Take a hypothetical: Technical debt in a popular teleconferencing solution doesn’t just affect the vendor, but all of the companies that utilize the solution. Consider all of the businesses that would be caught in its wake.
Defining technical debt
According to Forbes, “For nearly three decades, the term ‘technical debt’ has been used in software development. It describes the real costs a business incurs when it opts to upgrade existing code with a few new lines of code instead of spending the time or money it takes to develop the right solution. The software might perform most of the function but doesn’t deliver on the expectations of the users. The gap between the user’s expectation and what is actually delivered is the debt that always gets paid sooner or later. Today, we attach technical debt to any tech initiative that falls short of delivering the user’s expectation.”
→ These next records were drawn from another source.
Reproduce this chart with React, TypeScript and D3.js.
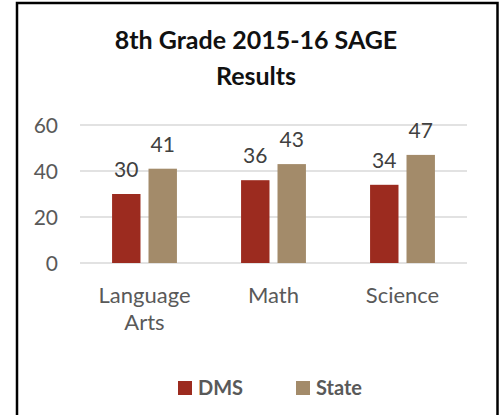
import * as d3 from 'd3';
import React from 'react';

const categories = ['Language Arts', 'Math', 'Science'];
const categoryLines = [['Language', 'Arts'], ['Math'], ['Science']];
const seriesNames = ['DMS', 'State'];
const dmsValues = [30, 36, 34];
const stateValues = [41, 43, 47];
const yTicks = [0, 20, 40, 60];

const colors = ['#9C2B1F', '#A38B6A'];
const font = 'Lato, "Open Sans", sans-serif';

const App = () => {
  const width = 502;
  const height = 415;

  const x = d3.scaleBand().domain(categories).range([80, 467]);
  const xInner = d3.scaleBand()
    .domain(seriesNames)
    .range([0, x.bandwidth()])
    .paddingInner(0.22)
    .paddingOuter(0.88);
  const y = d3.scaleLinear().domain([0, 60]).range([263, 125]);

  const series = [dmsValues, stateValues];

  return (
    <svg width={width} height={height} style={{ position: 'absolute', left: 0, top: 0 }} fontFamily={font}>
      <rect x={0} y={0} width={width} height={height} fill="#fff" />
      <rect x={17} y={3} width={480.5} height={500} fill="none" stroke="#000" strokeWidth={2.5} />

      <text x={256} y={49} textAnchor="middle" fontSize={25} fontWeight="bold" fill="#111">
        8th Grade 2015-16 SAGE
      </text>
      <text x={256} y={85} textAnchor="middle" fontSize={25} fontWeight="bold" fill="#111">
        Results
      </text>

      {/* gridlines + y labels */}
      {yTicks.map((t) => (
        <g key={t}>
          <line x1={80} x2={467} y1={y(t)} y2={y(t)} stroke="#D9D9D9" strokeWidth={1.5} />
          <text x={58} y={y(t)} dy="0.36em" textAnchor="end" fontSize={21} fill="#595959">
            {t}
          </text>
        </g>
      ))}

      {/* bars */}
      {series.map((vals, si) =>
        vals.map((v, ci) => {
          const bx = (x(categories[ci]) as number) + (xInner(seriesNames[si]) as number);
          return (
            <g key={`${si}-${ci}`}>
              <rect x={bx} y={y(v)} width={xInner.bandwidth()} height={y(0) - y(v)} fill={colors[si]} />
              <text x={bx + xInner.bandwidth() / 2} y={y(v) - 17} textAnchor="middle" fontSize={21} fill="#404040">
                {v}
              </text>
            </g>
          );
        })
      )}

      {/* category labels */}
      {categories.map((c, ci) => (
        <text key={c} x={(x(c) as number) + x.bandwidth() / 2} textAnchor="middle" fontSize={22} fill="#595959">
          {categoryLines[ci].map((line, li) => (
            <tspan key={line} x={(x(c) as number) + x.bandwidth() / 2} y={303 + li * 27}>
              {line}
            </tspan>
          ))}
        </text>
      ))}

      {/* legend */}
      {seriesNames.map((s, i) => {
        const lx = [178, 296][i];
        return (
          <g key={s}>
            <rect x={lx} y={381} width={14} height={14} fill={colors[i]} />
            <text x={lx + 20} y={395} fontSize={20} fontWeight="bold" fill="#595959">
              {s}
            </text>
          </g>
        );
      })}
    </svg>
  );
};

export default App;
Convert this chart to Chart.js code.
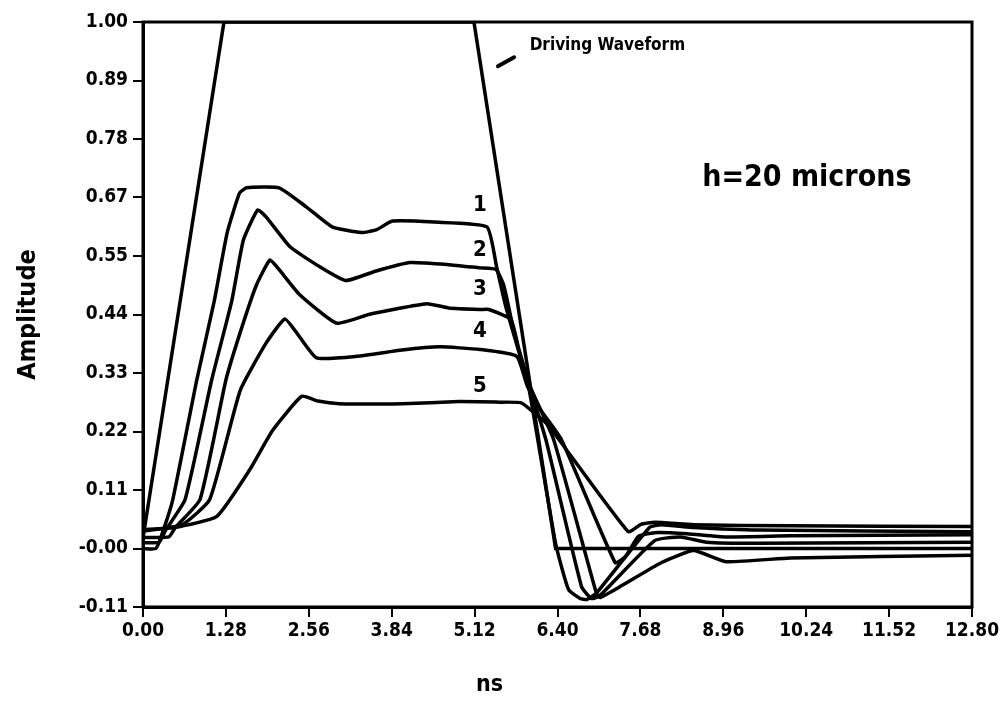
<!DOCTYPE html>
<html>
<head>
<meta charset="utf-8">
<script src="https://cdn.jsdelivr.net/npm/chart.js@4.4.1/dist/chart.umd.min.js"></script>
<style>
  body { margin: 0; background: #fff; }
</style>
</head>
<body>
<canvas id="wave-chart" width="1006" height="709"></canvas>
<script>
/* ============================================= */
/*                     Data                      */
/* ============================================= */

const tickX = ['0.00', '1.28', '2.56', '3.84', '5.12', '6.40', '7.68', '8.96', '10.24', '11.52', '12.80'];
const tickY = ['-0.11', '-0.00', '0.11', '0.22', '0.33', '0.44', '0.55', '0.67', '0.78', '0.89', '1.00'];

const curveNames = ['1', '2', '3', '4', '5'];

// driving waveform (ns, amplitude)
const drvT = [0, 1.25, 5.11, 6.37, 12.8];
const drvA = [0.02, 1.0, 1.0, 0.0, 0.0];

const c1T = [0, 0.2, 0.3, 0.46, 0.83, 1.1, 1.3, 1.49, 1.6, 2.1, 2.52, 2.92, 3.37, 3.6, 3.85, 4.5, 5.31, 5.46, 5.6, 5.8, 5.95, 6.37, 6.57, 6.75, 6.85, 7.0, 7.82, 8.0, 8.5, 9.5, 12.8];
const c1A = [0.0, 0.0, 0.03, 0.093, 0.32, 0.47, 0.6, 0.675, 0.685, 0.685, 0.649, 0.611, 0.6, 0.605, 0.622, 0.62, 0.611, 0.535, 0.46, 0.375, 0.31, 0.01, -0.078, -0.095, -0.097, -0.085, 0.04, 0.045, 0.04, 0.035, 0.032];

const c2T = [0, 0.25, 0.35, 0.65, 1.06, 1.37, 1.55, 1.77, 1.9, 2.27, 2.73, 3.13, 3.6, 4.12, 4.72, 5.2, 5.45, 5.57, 5.75, 5.95, 6.22, 6.77, 6.92, 7.05, 7.9, 8.3, 8.7, 9.5, 12.8];
const c2A = [0.011, 0.012, 0.035, 0.093, 0.32, 0.47, 0.586, 0.643, 0.63, 0.573, 0.535, 0.509, 0.527, 0.543, 0.539, 0.533, 0.53, 0.5, 0.4, 0.315, 0.207, -0.072, -0.095, -0.09, 0.015, 0.022, 0.012, 0.01, 0.012];

const c3T = [0, 0.4, 0.5, 0.88, 1.28, 1.5, 1.75, 1.96, 2.1, 2.42, 2.99, 3.5, 4.38, 4.72, 5.2, 5.34, 5.68, 5.8, 5.97, 6.34, 7.0, 7.06, 7.4, 8.0, 8.5, 9.0, 10.0, 12.8];
const c3A = [0.021, 0.022, 0.04, 0.093, 0.32, 0.41, 0.5, 0.548, 0.53, 0.482, 0.428, 0.445, 0.465, 0.457, 0.454, 0.454, 0.435, 0.38, 0.31, 0.207, -0.085, -0.093, -0.07, -0.027, -0.004, -0.025, -0.018, -0.013];

const c4T = [0, 0.6, 1.03, 1.5, 1.9, 2.19, 2.4, 2.68, 3.3, 4.0, 4.58, 5.2, 5.77, 5.93, 6.1, 6.46, 7.29, 7.45, 7.65, 7.9, 8.4, 9.0, 10.0, 12.8];
const c4A = [0.033, 0.045, 0.093, 0.3, 0.39, 0.436, 0.405, 0.362, 0.365, 0.377, 0.383, 0.378, 0.365, 0.31, 0.27, 0.207, -0.027, -0.015, 0.023, 0.03, 0.028, 0.022, 0.024, 0.026];

const c5T = [0, 0.5, 1.14, 1.65, 2.0, 2.45, 2.7, 3.03, 4.0, 4.88, 5.5, 5.83, 6.0, 6.25, 7.49, 7.69, 7.9, 8.5, 10.0, 12.8];
const c5A = [0.036, 0.04, 0.061, 0.15, 0.224, 0.289, 0.28, 0.275, 0.275, 0.279, 0.278, 0.277, 0.262, 0.235, 0.032, 0.046, 0.05, 0.045, 0.043, 0.042];

const curveT = [c1T, c2T, c3T, c4T, c5T];
const curveA = [c1A, c2A, c3A, c4A, c5A];

/* ============================================= */
/*                   Chart                       */
/* ============================================= */

const FONT = "'DejaVu Sans Condensed', 'Liberation Sans Narrow', 'DejaVu Sans', sans-serif";
Chart.defaults.font.family = FONT;
Chart.defaults.color = '#000';

const toPoints = (ts, as) => ts.map((t, i) => ({ x: t, y: as[i] }));

const lineStyle = {
    borderColor: '#000',
    borderWidth: 3.5,
    pointRadius: 0,
    tension: 0.15,
    fill: false
};

let datasets = [{ label: 'Driving Waveform', data: toPoints(drvT, drvA), ...lineStyle, tension: 0 }];
curveNames.forEach((n, i) => {
    datasets.push({ label: n, data: toPoints(curveT[i], curveA[i]), ...lineStyle });
});

// frame + annotations
const overlay = {
    id: 'overlay',
    afterDatasetsDraw(chart) {
        const { ctx, chartArea: a, scales: { x, y } } = chart;
        ctx.save();
        ctx.strokeStyle = '#000';
        ctx.lineWidth = 3;
        ctx.strokeRect(a.left, a.top, a.width, a.height);

        ctx.fillStyle = '#000';
        ctx.textBaseline = 'middle';

        // curve numbers
        const labelA = [0.651, 0.567, 0.493, 0.412, 0.309];
        ctx.font = 'bold 22px ' + FONT;
        ctx.textAlign = 'center';
        curveNames.forEach((n, i) => {
            ctx.fillText(n, x.getPixelForValue(5.2), y.getPixelForValue(labelA[i]));
        });

        ctx.font = 'bold 30px ' + FONT;
        ctx.fillText('h=20 microns', x.getPixelForValue(10.25), y.getPixelForValue(0.704));

        // x axis title sits left of centre in the original
        ctx.font = 'bold 23px ' + FONT;
        ctx.fillText('ns', x.getPixelForValue(5.35), a.bottom + 78);

        ctx.font = 'bold 17px ' + FONT;
        ctx.textAlign = 'left';
        ctx.fillText('Driving Waveform', x.getPixelForValue(5.97), y.getPixelForValue(0.955));

        // little arrow mark
        ctx.lineWidth = 4;
        ctx.lineCap = 'round';
        ctx.beginPath();
        ctx.moveTo(x.getPixelForValue(5.48), y.getPixelForValue(0.916));
        ctx.lineTo(x.getPixelForValue(5.73), y.getPixelForValue(0.933));
        ctx.stroke();
        ctx.restore();
    }
};

const waveCanvas = document.getElementById('wave-chart');

let waveChart = new Chart(waveCanvas, {
    type: 'line',
    data: { datasets: datasets },
    options: {
        responsive: false,
        animation: false,
        layout: { padding: { top: 22, right: 34, left: 0, bottom: 0 } },
        plugins: {
            legend: { display: false },
            tooltip: { enabled: false }
        },
        scales: {
            x: {
                type: 'linear',
                min: 0,
                max: 12.8,
                afterFit: s => { s.height = 102; },
                afterBuildTicks: s => { s.ticks = tickX.map(l => ({ value: parseFloat(l) })); },
                ticks: {
                    callback: (v, i) => tickX[i],
                    font: { size: 19, weight: 'bold' },
                    padding: 3,
                    maxRotation: 0,
                    autoSkip: false
                },
                grid: { drawOnChartArea: false, color: '#000', lineWidth: 2, tickLength: 10 },
                border: { color: '#000', width: 3 }
            },
            y: {
                type: 'linear',
                min: -1 / 9,
                max: 1,
                afterFit: s => { s.width = 143; },
                afterBuildTicks: s => { s.ticks = tickY.map((l, i) => ({ value: -1 / 9 + i / 9 })); },
                ticks: {
                    callback: (v, i) => tickY[i],
                    font: { size: 19, weight: 'bold' },
                    padding: 5,
                    autoSkip: false
                },
                grid: { drawOnChartArea: false, color: '#000', lineWidth: 2, tickLength: 10 },
                border: { color: '#000', width: 3 },
                title: {
                    display: true,
                    text: 'Amplitude',
                    font: { size: 25, weight: 'bold' },
                    padding: { top: 13 }
                }
            }
        }
    },
    plugins: [overlay]
});
</script>
</body>
</html>
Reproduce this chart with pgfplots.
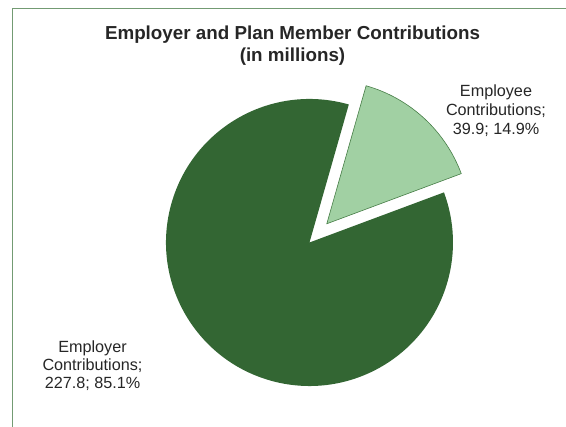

The best way to combat technical debt is by utilizing a state-of-the-art solution appropriately customized for its industry and purpose. Systems should be set up to be resistant to technical debt, and keep a close watch to ensure innovation enhances both quality improvement and cost control.
Let’s take commercial real estate development as an example.
Project and finance perspectives deserve equal weight
In the commercial real estate development industry, developers are very dependent on project budgeting software. The best solutions in this space should give the project perspective as much attention as the financial perspective. All the software modules or functionality should be project aware, with each module providing the necessary project perspective to complement the general ledger perspective.
Independent perspectives are the key to addressing the real estate developer’s needs and reducing technical debt. In this way, the project perspective permeates the software design, and the developer gets to see the project from the top-down. Since most developers hire a general contractor and subcontractors to implement projects, top-down financial control is more critical than bottom-up details.
Nearly all job costing software emphasizes the subcontractor or general contractor perspective where the detail level drives the reporting. But success in the developer market comes from its ability to go beyond the details and show management top-level project status and the various detail levels that support it. The software solution must address the complete life cycle of a real estate asset: from project inception to project completion, and from pre-development to property management, in order to minimize budget debt and maximize profit, efficiency and client satisfaction.